Milliyet: "Ankara günlerce susuz kalacak."

Radikal
gazetesinin manşeti: "Ankara’yı susuz bırakan sadece kuraklık değil. Gökçek fiyaskosu. Gökçek nerelerde?"

Referans
gazetesinin dünkü manşeti: "Patlayan su boruları gerçeği ortaya çıkardı. Gökçek Ankara’nın üstünü süslerken altını ihmal etti. Gökçek ASKİ’nin 350 milyon dolarını yol ve kavşak yapımına harcadı..."

Birgün
gazetesinin dünkü manşeti: "Ankaralının suyu, Gökçek’in çamuru. Ankaralılar çileden çıktı. Halk Gökçek’in istifasını istiyor."

Akşam
gazetesinin başlığı: "Kestikleri su sokağa aktı! Ankara en az beş gün daha susuz."

Sözcü
gazetesi: "Sular boşa aktı, Gökçek baktı. 10 gündür susuz Ankara’yı su bastı!"

Cumhuriyet
gazetesi: "Gökçek, evlerini su basınca kendisini protesto eden yurttaşları sol örgüt mensubu militan ilan etti!"

Yeniçağ
gazetesi: "Susuzluktan kıvranan Ankara’yı sel bastı!"

* * *

Ankara’da Büyükşehir Belediyesi tarafından yapılan gereksiz harcamaları, savurganlığı, göz boyamaca yatırımları burada defalarca yazdım. Bizim çoğunluğumuz başına bir felaket gelmedikçe, gerçekleri pek görmek istemez.

Felaket şimdi geldi ve karşımızdaki tablo böyle. Su kesintisi başlatanların altyapı için hiçbir şey yapmadığı şimdi ortaya çıktı. Dahası, oy kaybı olmasın diye kesintiyi seçim sonrasında başlattılar.

Şimdi cila kazındı, takke düştü, kel göründü!

Dünyanın -çöldeki ülkeler dahil- suyu olmayan tek başkentinde yaşıyorum.
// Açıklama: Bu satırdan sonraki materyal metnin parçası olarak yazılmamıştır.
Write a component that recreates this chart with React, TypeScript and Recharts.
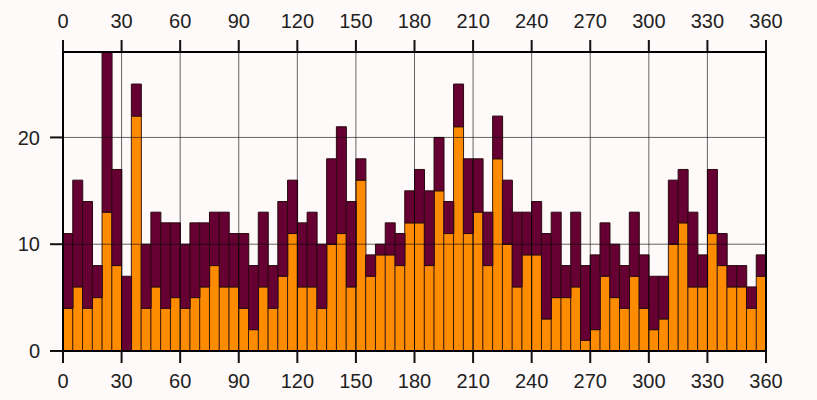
import React from 'react';
import { ComposedChart, Bar, XAxis, YAxis, CartesianGrid } from 'recharts';

// 5-degree bins, 0..360
const binStarts: number[] = Array.from({ length: 72 }, (_, i) => i * 5);

const totalCounts: number[] = [
  11, 16, 14, 8, 28, 17, 7, 25, 10, 13,
  12, 12, 10, 12, 12, 13, 13, 11, 11, 8,
  13, 8, 14, 16, 12, 13, 10, 18, 21, 14,
  18, 9, 10, 12, 11, 15, 17, 15, 20, 14,
  25, 18, 18, 13, 22, 16, 13, 13, 14, 11,
  13, 8, 13, 8, 9, 12, 10, 8, 13, 9,
  7, 7, 16, 17, 13, 9, 17, 11, 8, 8, 6, 9,
];

const subsetCounts: number[] = [
  4, 6, 4, 5, 13, 8, 0, 22, 4, 6,
  4, 5, 4, 5, 6, 8, 6, 6, 4, 2,
  6, 4, 7, 11, 6, 6, 4, 10, 11, 6,
  16, 7, 9, 9, 8, 12, 12, 8, 15, 11,
  21, 11, 13, 8, 18, 10, 6, 9, 9, 3,
  5, 5, 6, 1, 2, 7, 5, 4, 7, 4,
  2, 3, 10, 12, 6, 6, 11, 8, 6, 6, 4, 7,
];

const xTicks: number[] = [0, 30, 60, 90, 120, 150, 180, 210, 240, 270, 300, 330, 360];
const yTicks: number[] = [0, 10, 20];

const data = binStarts.map((start, i) => ({
  angle: start + 2.5,
  subset: subsetCounts[i],
  rest: totalCounts[i] - subsetCounts[i],
}));

const font = { fontFamily: '"Liberation Sans", Arial, sans-serif', fontSize: 20, fill: '#222' };
const tickLine = { stroke: '#111', strokeWidth: 2 };
const axisLine = { stroke: '#000', strokeWidth: 2 };

const RightTick = (props: any) => {
  const { x, y, payload } = props;
  return (
    <text x={x + 33} y={y} dy="0.355em" textAnchor="end" {...font}>
      {payload.value}
    </text>
  );
};

export default function App() {
  return (
    <div style={{ position: 'absolute', left: 0, top: 0, width: 817, height: 400, background: '#fffafa' }}>
      <ComposedChart
        width={817}
        height={400}
        data={data}
        margin={{ top: 0, right: 0, bottom: 0, left: 0 }}
        barCategoryGap={0}
        barGap={0}
      >
        <XAxis
          dataKey="angle"
          type="number"
          domain={[0, 360]}
          ticks={xTicks}
          interval={0}
          height={49}
          tickSize={12}
          tickMargin={11}
          tick={font}
          tickLine={tickLine}
          axisLine={axisLine}
        />
        <XAxis
          xAxisId="top"
          dataKey="angle"
          orientation="top"
          type="number"
          domain={[0, 360]}
          ticks={xTicks}
          interval={0}
          height={52}
          tickSize={12}
          tickMargin={12}
          tick={font}
          tickLine={tickLine}
          axisLine={axisLine}
        />
        <YAxis
          type="number"
          domain={[0, 28]}
          ticks={yTicks}
          interval={0}
          width={63}
          tickSize={13}
          tickMargin={10}
          tick={font}
          tickLine={tickLine}
          axisLine={axisLine}
        />
        <YAxis
          yAxisId="right"
          orientation="right"
          type="number"
          domain={[0, 28]}
          ticks={yTicks}
          interval={0}
          width={51}
          tickSize={13}
          tickMargin={0}
          tick={<RightTick />}
          tickLine={tickLine}
          axisLine={axisLine}
        />
        <Bar dataKey="subset" stackId="a" fill="#ff8c00" stroke="#3a1a10" strokeWidth={1} isAnimationActive={false} />
        <Bar dataKey="rest" stackId="a" fill="#660033" stroke="#2a0a10" strokeWidth={1} isAnimationActive={false} />
        <CartesianGrid
          stroke="#000"
          strokeOpacity={0.6}
          strokeWidth={1}
          verticalValues={xTicks}
          horizontalValues={yTicks}
          zIndex={600}
        />
      </ComposedChart>
    </div>
  );
}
Sorumlular ortalıktan toz olmuş durumda!.. Ankara’da beş milyon kişi ıstırap çekiyor.

Bu ortamda AKP’den ses yok. MHP’den de yok. CHP TBMM Başkanlığı’na bu konuda iki ayrı soru önergesi verdi ama yetmez. Yanıtı aylar sonra gelir.

Haydi DTP, bari siz gidin bu işin üzerine!